Indeed, there are two big acceptance issues here. What counts as an article and what counts as a link? If arXiv is allowed then they have to be sure it is to the AM not a preprint.
David, regarding your discussion of the data management plan concept, I was involved in its origin with the Interagency Working Group on Digital Data. The idea is that the scope and nature of data varies tremendously from discipline to discipline, and even study to study. Thus universal standards or practices, such as you seem to want, cannot be specified in advance. Is there something in particular you think might be done? It is certainly worth considering as we go forward.
That DOE has followed NSF’s lead is good news because up until now they had no data policy and did not want one. It is also good to have consistency from agency to agency.
AIP’s Steven Corneliussen has a nice summary of some of the more prominent press coverage of the DOE plan, see here:
SPARC’s Heather Joseph has been widely quoted complaining that there is no central system for text mining. But I wonder if DOE’s proposed dark archive, containing every accepted manuscript, can really be kept dark? A little litigation might pry it loose as there are no classified documents in it.
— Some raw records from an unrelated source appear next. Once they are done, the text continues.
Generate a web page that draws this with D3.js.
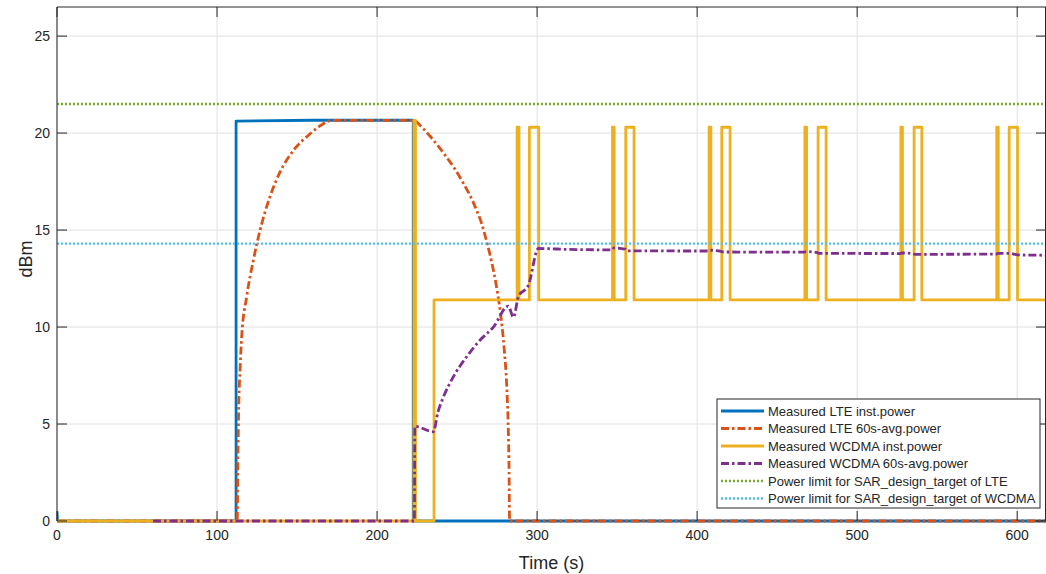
<html>
<head>
  <meta charset="UTF-8">
  <title>Power vs time</title>
  <script src="https://d3js.org/d3.v7.min.js"></script>
  <style>
    body { margin: 0; background-color: white; }
    text { font-family: "Liberation Sans", Arial, sans-serif; fill: #262626; }
  </style>
</head>
<body>
  <svg></svg>
</body>
<script>
  // ---- data (time in s, power in dBm) ----
  let xTicks = [0, 100, 200, 300, 400, 500, 600];
  let yTicks = [0, 5, 10, 15, 20, 25];

  let lteInst = [[0, 0.5], [0.3, 0], [111.9, 0], [111.9, 20.62], [160, 20.66], [222.6, 20.66], [222.6, 0], [618, 0]];

  let lteAvg = [[0, 0], [112.6, 0], [113, 3], [113.6, 6], [114.5, 8], [115.4, 9.5], [118.6, 11.6],
    [122.7, 13.45], [126.9, 15.0], [133, 16.7], [139.4, 18.0], [147.7, 19.1], [158, 19.95],
    [165, 20.4], [171.7, 20.65], [223, 20.65], [228, 20.3], [233, 19.85], [238, 19.35], [243.5, 18.75], [249, 18.1], [254, 17.4],
    [258, 16.8], [262.3, 16.0], [265.5, 15.3], [268.5, 14.4], [271.5, 13.4], [274.8, 12.0], [277, 10.8], [279.5, 8.8], [281, 7.0],
    [282, 4.7], [282.5, 2.5], [282.8, 0], [618, 0]];

  let wcdmaInst = [[0, 0], [223, 0], [223, 20.65], [224, 20.65], [224, 0], [235.6, 0], [235.6, 11.4],
    [287.5, 11.4], [287.5, 20.3], [288.7, 20.3], [288.7, 11.4], [295.2, 11.4], [295.2, 20.3], [301, 20.3], [301, 11.4],
    [347.1, 11.4], [347.1, 20.3], [348.2, 20.3], [348.2, 11.4], [355.4, 11.4], [355.4, 20.3], [360.6, 20.3], [360.6, 11.4],
    [407.5, 11.4], [407.5, 20.3], [408.6, 20.3], [408.6, 11.4], [415.4, 11.4], [415.4, 20.3], [420.6, 20.3], [420.6, 11.4],
    [467.3, 11.4], [467.3, 20.3], [468.4, 20.3], [468.4, 11.4], [475.6, 11.4], [475.6, 20.3], [480.6, 20.3], [480.6, 11.4],
    [527.3, 11.4], [527.3, 20.3], [528.3, 20.3], [528.3, 11.4], [535.6, 11.4], [535.6, 20.3], [540.4, 20.3], [540.4, 11.4],
    [587.2, 11.4], [587.2, 20.3], [588.2, 20.3], [588.2, 11.4], [595, 11.4], [595, 20.3], [600.2, 20.3], [600.2, 11.4],
    [618, 11.4]];

  let wcdmaAvg = [[60, 0], [223.3, 0], [223.6, 4.88], [235.2, 4.6], [238, 5.6], [241.5, 6.4], [247.7, 7.44],
    [256, 8.47], [264.4, 9.33], [272.7, 10.0], [282, 11.08], [285.2, 10.5], [288.3, 11.56],
    [294.6, 12.16], [300.8, 14.05], [320, 14.0], [347, 13.98], [348, 14.08], [355, 14.02], [356, 13.93],
    [407, 13.92], [408, 13.96], [415, 13.9], [416, 13.87], [467, 13.86], [468, 13.89], [475, 13.84],
    [476, 13.8], [527, 13.79], [528, 13.82], [535, 13.78], [536, 13.75], [587, 13.76], [588, 13.8],
    [595, 13.8], [600.5, 13.72], [618, 13.7]];

  let lteLimit = 21.5;
  let wcdmaLimit = 14.3;

  let legendLabels = [
    "Measured LTE inst.power",
    "Measured LTE 60s-avg.power",
    "Measured WCDMA inst.power",
    "Measured WCDMA 60s-avg.power",
    "Power limit for SAR_design_target of LTE",
    "Power limit for SAR_design_target of WCDMA"
  ];

  // ---- layout ----
  let width = 1046,
    height = 574;
  let mLeft = 57, mTop = 7, mRight = 1046, mBottom = 521;

  let svg = d3.select("svg")
    .attr("width", width)
    .attr("height", height);

  let x = d3.scaleLinear().domain([0, 618]).range([mLeft, mRight]);
  let y = d3.scaleLinear().domain([0, 26.5]).range([mBottom, mTop]);

  svg.append("defs").append("clipPath").attr("id", "clip")
    .append("rect")
    .attr("x", mLeft).attr("y", mTop - 2)
    .attr("width", mRight - mLeft).attr("height", mBottom - mTop + 4);

  // grid
  let grid = svg.append("g").attr("stroke", "#e0e0e0").attr("stroke-width", 1);
  grid.selectAll(".gx").data(xTicks).enter().append("line")
    .attr("x1", d => x(d)).attr("x2", d => x(d))
    .attr("y1", mTop).attr("y2", mBottom);
  grid.selectAll(".gy").data(yTicks).enter().append("line")
    .attr("x1", mLeft).attr("x2", mRight)
    .attr("y1", d => y(d)).attr("y2", d => y(d));

  let line = d3.line().x(d => x(d[0])).y(d => y(d[1]));
  let smooth = d3.line().x(d => x(d[0])).y(d => y(d[1])).curve(d3.curveMonotoneX);

  let series = [
    { data: lteInst, color: "#0072BD", dash: null, gen: line, w: 2.8 },
    { data: lteAvg, color: "#D95319", dash: "8,3,2.5,3", gen: smooth, w: 2.8 },
    { data: wcdmaInst, color: "#EDB120", dash: null, gen: line, w: 2.8 },
    { data: wcdmaAvg, color: "#7E2F8E", dash: "8,3,2.5,3", gen: smooth, w: 2.8 },
    { data: [[0, lteLimit], [618, lteLimit]], color: "#77AC30", dash: "2,2", gen: line, w: 2.4 },
    { data: [[0, wcdmaLimit], [618, wcdmaLimit]], color: "#4DBEEE", dash: "2,2", gen: line, w: 2.4 }
  ];

  let plot = svg.append("g").attr("clip-path", "url(#clip)");
  plot.selectAll("path")
    .data(series)
    .enter()
    .append("path")
    .attr("d", d => d.gen(d.data))
    .attr("fill", "none")
    .attr("stroke", d => d.color)
    .attr("stroke-width", d => d.w)
    .attr("stroke-linejoin", "round")
    .attr("stroke-dasharray", d => d.dash);

  // axes box and ticks
  let axis = svg.append("g").attr("stroke", "#262626").attr("stroke-width", 1);
  axis.append("line").attr("x1", mLeft).attr("x2", mLeft).attr("y1", mTop).attr("y2", mBottom);
  axis.append("line").attr("x1", mLeft).attr("x2", mRight).attr("y1", mTop).attr("y2", mTop);
  axis.append("line").attr("x1", mRight - 0.5).attr("x2", mRight - 0.5).attr("y1", mTop).attr("y2", mBottom);
  axis.selectAll(".tx").data(xTicks).enter().append("line")
    .attr("x1", d => x(d)).attr("x2", d => x(d)).attr("y1", mBottom).attr("y2", mBottom - 10);
  axis.selectAll(".tt").data(xTicks).enter().append("line")
    .attr("x1", d => x(d)).attr("x2", d => x(d)).attr("y1", mTop).attr("y2", mTop + 10);
  axis.selectAll(".ty").data(yTicks).enter().append("line")
    .attr("x1", mLeft).attr("x2", mLeft + 10).attr("y1", d => y(d)).attr("y2", d => y(d));
  axis.selectAll(".tr").data(yTicks).enter().append("line")
    .attr("x1", mRight).attr("x2", mRight - 10).attr("y1", d => y(d)).attr("y2", d => y(d));

  svg.selectAll(".xl").data(xTicks).enter().append("text")
    .attr("x", d => x(d)).attr("y", mBottom + 19)
    .attr("text-anchor", "middle").attr("font-size", 14)
    .text(d => d);
  svg.selectAll(".yl").data(yTicks).enter().append("text")
    .attr("x", mLeft - 7).attr("y", d => y(d) + 5)
    .attr("text-anchor", "end").attr("font-size", 14)
    .text(d => d);

  svg.append("text")
    .attr("x", (mLeft + mRight) / 2).attr("y", 569)
    .attr("text-anchor", "middle").attr("font-size", 18)
    .text("Time (s)");
  svg.append("text")
    .attr("transform", "translate(32,259) rotate(-90)")
    .attr("text-anchor", "middle").attr("font-size", 18)
    .text("dBm");

  // legend
  let lg = svg.append("g").attr("transform", "translate(717,399)");
  lg.append("rect")
    .attr("width", 323).attr("height", 109)
    .attr("fill", "white").attr("stroke", "#262626").attr("stroke-width", 1);
  let item = lg.selectAll(".item")
    .data(series)
    .enter()
    .append("g")
    .attr("transform", (d, i) => "translate(0," + (12 + i * 17.5) + ")");
  item.append("line")
    .attr("x1", 4).attr("x2", 47)
    .attr("stroke", d => d.color)
    .attr("stroke-width", d => d.w)
    .attr("stroke-dasharray", d => d.dash);
  item.append("text")
    .attr("x", 51).attr("y", 4.5)
    .attr("font-size", 13)
    .text((d, i) => legendLabels[i]);
</script>
</html>
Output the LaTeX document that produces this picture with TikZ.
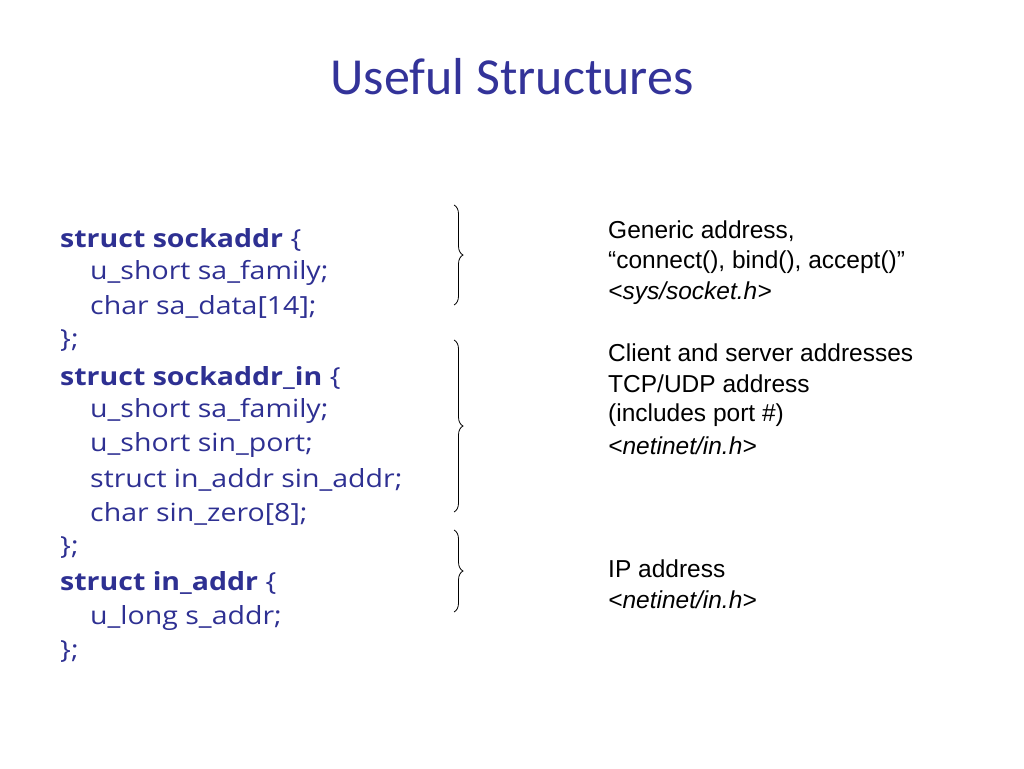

What litigation do you foresee being successful? My first thought was FOIA, but I don’t see how FOIA can be used to annihilate third-party copyrights where the government happens to possess a copy of a work. (If that’s the case, forget Amazon and the local library: I’m going to FOIA the entire catalog of works at the Library of Congress!) The dark archive is an untapped resource, to be sure. But I wonder if the public would get to dictate the terms of access, or whether the DOE’s discretion is defendable in court?
David, you ask about a tool for submitting metadata? For grantees this will probably be OSTI’s Elink system, which is how research reports are submitted. See https://www.osti.gov/elink/241-3.jsp
It already has a document type category for journal articles. However, I do not see how a link is submitted, as opposed to an article.
The DOE National Labs, which are contractors, have internal processes for collecting and batching submissions.